Timeout London, by Eddy Frankel

Life, what’s it all about? Well, in Jane Hayes Greenwood’s latest series, it’s reduced down to its most fundamental and primal elements: birth and death. 

 

It starts with ancient-looking ceramics, four clay pots in a vitrine. Some are pierced and broken, some are shaped like women with multiple breasts, as if Hayes Greenwood has just dug up some prehistoric fertility charms. Those ceramics appear all over the soft, airy, dreamy paintings. Women’s bodies curve in on themselves to form vessels, they become pots, vases to carry floral loads on their backs.

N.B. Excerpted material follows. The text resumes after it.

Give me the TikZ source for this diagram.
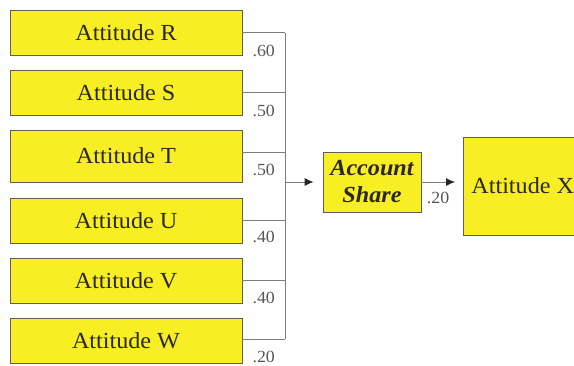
\documentclass[tikz,border=0pt]{standalone}
\usepackage{fontspec}
\setmainfont{Liberation Serif}
\newfontfamily\lab[FakeStretch=1.05]{Liberation Serif}
\usetikzlibrary{arrows.meta,calc}
\definecolor{boxyellow}{RGB}{247,238,35}
\definecolor{boxline}{RGB}{95,95,90}
\definecolor{connline}{RGB}{125,125,125}
\definecolor{txt}{RGB}{45,40,30}
\tikzset{
  attbox/.style={draw=boxline, fill=boxyellow, line width=0.8pt, minimum width=232pt, inner sep=0pt,
    font=\lab\fontsize{23}{27}\selectfont, text=txt},
  conn/.style={draw=connline, line width=0.8pt},
  arr/.style={conn, -{Latex[length=9pt,width=8pt,color=black!85]}, shorten >=9pt},
  wlabel/.style={font=\lab\fontsize{17}{19}\selectfont, text=connline!70!black, inner sep=0pt}
}
\begin{document}
\begin{tikzpicture}[x=1pt,y=-1pt]
\clip (0,0) rectangle (574,365);
\fill[white] (0,0) rectangle (574,365);
% left boxes
\node[attbox, minimum height=45pt] (R) at (126,32.5) {Attitude R};
\node[attbox, minimum height=45pt] (S) at (126,92.5) {Attitude S};
\node[attbox, minimum height=52pt] (T) at (126,156) {Attitude T};
\node[attbox, minimum height=45pt] (U) at (126,220.5) {Attitude U};
\node[attbox, minimum height=45pt] (V) at (126,280.5) {Attitude V};
\node[attbox, minimum height=45pt] (W) at (126,340.5) {Attitude W};
% bus
\coordinate (busT) at (285,32.5);
\coordinate (busB) at (285,339);
\coordinate (busM) at (285,182);
\draw[conn] (busT) -- (busB);
\draw[conn] (R.east) -- (R.east -| busT) node[wlabel, midway, below=12pt] {.60};
\draw[conn] (S.east) -- (S.east -| busT) node[wlabel, midway, below=12pt] {.50};
\draw[conn] ([yshift=4pt]T.east) -- ([yshift=4pt]T.east -| busT) node[wlabel, midway, below=12pt] {.50};
\draw[conn] (U.east) -- (U.east -| busT) node[wlabel, midway, below=10pt] {.40};
\draw[conn] (V.east) -- (V.east -| busT) node[wlabel, midway, below=11pt] {.40};
\draw[conn] ([yshift=1.5pt]W.east) -- ([yshift=1.5pt]W.east -| busT) node[wlabel, midway, below=12pt] {.20};
% account share
\node[attbox, minimum width=98pt, minimum height=60pt, align=center,
  font=\lab\fontsize{23}{27}\selectfont\bfseries\itshape] (A) at (372,182) {Account\\Share};
\draw[arr] (busM) -- (A.west);
% attitude X
\node[attbox, anchor=west, minimum width=0pt, minimum height=98pt, inner xsep=8pt] (X) at (463,186) {Attitude X};
\draw[arr, shorten >=8pt] (A.east) -- (A.east -| X.west) node[wlabel, pos=0.4, below=10pt] {.20};
\end{tikzpicture}
\end{document}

The female figures are lifting, holding, maintaining these flowers that are on the verge of withering. 

 

Where Hayes Greenwood’s previous work was full of love hearts and bright pink, now it’s full of the weight of motherhood, the pain of mourning. Despite their soft focus haze and pastel colours, these are heavy works, weighed down with responsibility and love, and pain and grief too; elemental, primal feelings that we all have to reckon with after the blush of youth fades. 

 

They’re lovely paintings about the most basic of things, that’s why they’re so affecting. Life, it’s just birth and death with a bit of shagging in the middle.